Third lord and eighth lord share the ninth house (Dharma Bhava) — Venus loses its worldly grip while Ketu amplifies the search for hidden truths. This configuration forces a break between physical satisfaction and spiritual growth. The planet of desire meets the node of dissolution in the sign of secret depths, creating a destiny marked by the renunciation of what is most beautiful.
The Conjunction
Ketu is exalted (uccha) in Scorpio (Vrishchika), granting it formidable strength to sever attachments. Venus (Shukra) acts as the third lord (Sahaja Bhava) of courage and the eighth lord (Mrityu Bhava) of transformation. In the ninth house (Dharma Bhava) of fortune and higher wisdom, this Ketu-Shukra yoga merges Venusian refinement with the surgical detachment of the south node. Venus is the natural significator (karaka) of luxury and relationships, but its eighth house lordship introduces an undercurrent of crisis and rejuvenation. Ketu is the natural significator (karaka) for liberation (moksha), methodically stripping the superficiality from the third lord’s ambitions. The planets share no mutual enmity, yet their combined influence creates a life path defined by the loss of material ego and the gain of spiritual wealth.
The Experience
Living with this combination feels like possessing a map to a treasure one chooses not to dig up.

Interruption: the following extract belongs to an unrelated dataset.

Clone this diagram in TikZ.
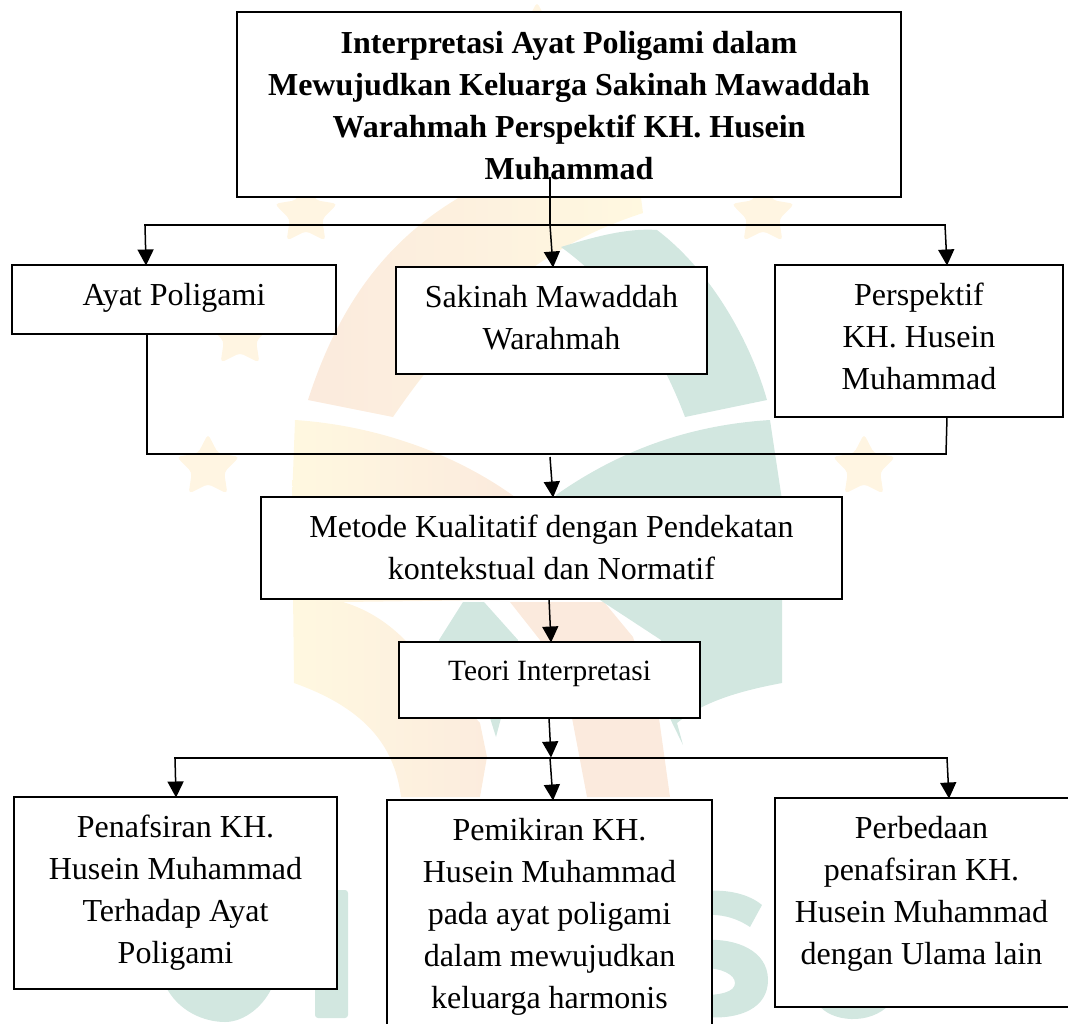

Venus seeks the comfort of the senses, but Ketu’s presence in the watery silence of Scorpio (Vrishchika) makes those comforts feel ghostly. There is a specific beauty in what is discarded, ancient, or hidden from the common eye. The native experiences a recurring struggle between the desire for human union and the realization that all forms eventually dissolve. This creates a masterpiece of inner stillness where the external world sees only mystery. The aesthetics of the native are not flamboyant but subterranean, drawing from the well of past-life artistic mastery that now feels like a distant echo.
In the final quarter of Vishakha, the drive for ideological triumph creates a friction that Ketu eventually drains, leaving behind a cold, purposeful clarity. Within Anuradha, the heart seeks devotion but finds it through distance, developing a profound loyalty to the formless divine rather than a human figure. In Jyeshtha, the intellect matures into a sharp, piercing awareness that strips the mask from religious dogma, leading to the mastery of the occult. According to the Phaladeepika, the placement of a natural benefic in a trinal house (trikona) grants fortune, yet the eighth house lordship ensures this fortune arrives through inheritance or sudden upheaval. The native is the Aesthete-Void, finding the sacred in the profane and the divine in empty spaces. This is not a monk who hates the world, but one who appreciates the symmetry of a falling leaf without grasping for it. The native becomes a master who recognizes that true liberation is a beauty that requires no audience and no possession.
Practical Effects
Long-distance travel (Dharma Bhava) serves as a catalyst for profound internal transformation rather than recreation. These journeys involve visits to ancient ruins, remote burial sites, or hidden monasteries where the veil between dimensions is thin. Because Venus rules the eighth house (Mrityu Bhava) of secrets, travel occurs during periods of sudden life shifts or the pursuit of esoteric initiation. Both planets aspect the third house (Sahaja Bhava), linking siblings and personal willpower to these foreign expeditions. Foreign lands provide the necessary isolation to integrate the eighth house lessons of rebirth and ego-death. Results show that travel to Scorpio-ruled regions or destinations near water brings the highest spiritual rewards. Prepare to travel extensively during the planetary periods of either planet to settle karmic accounts.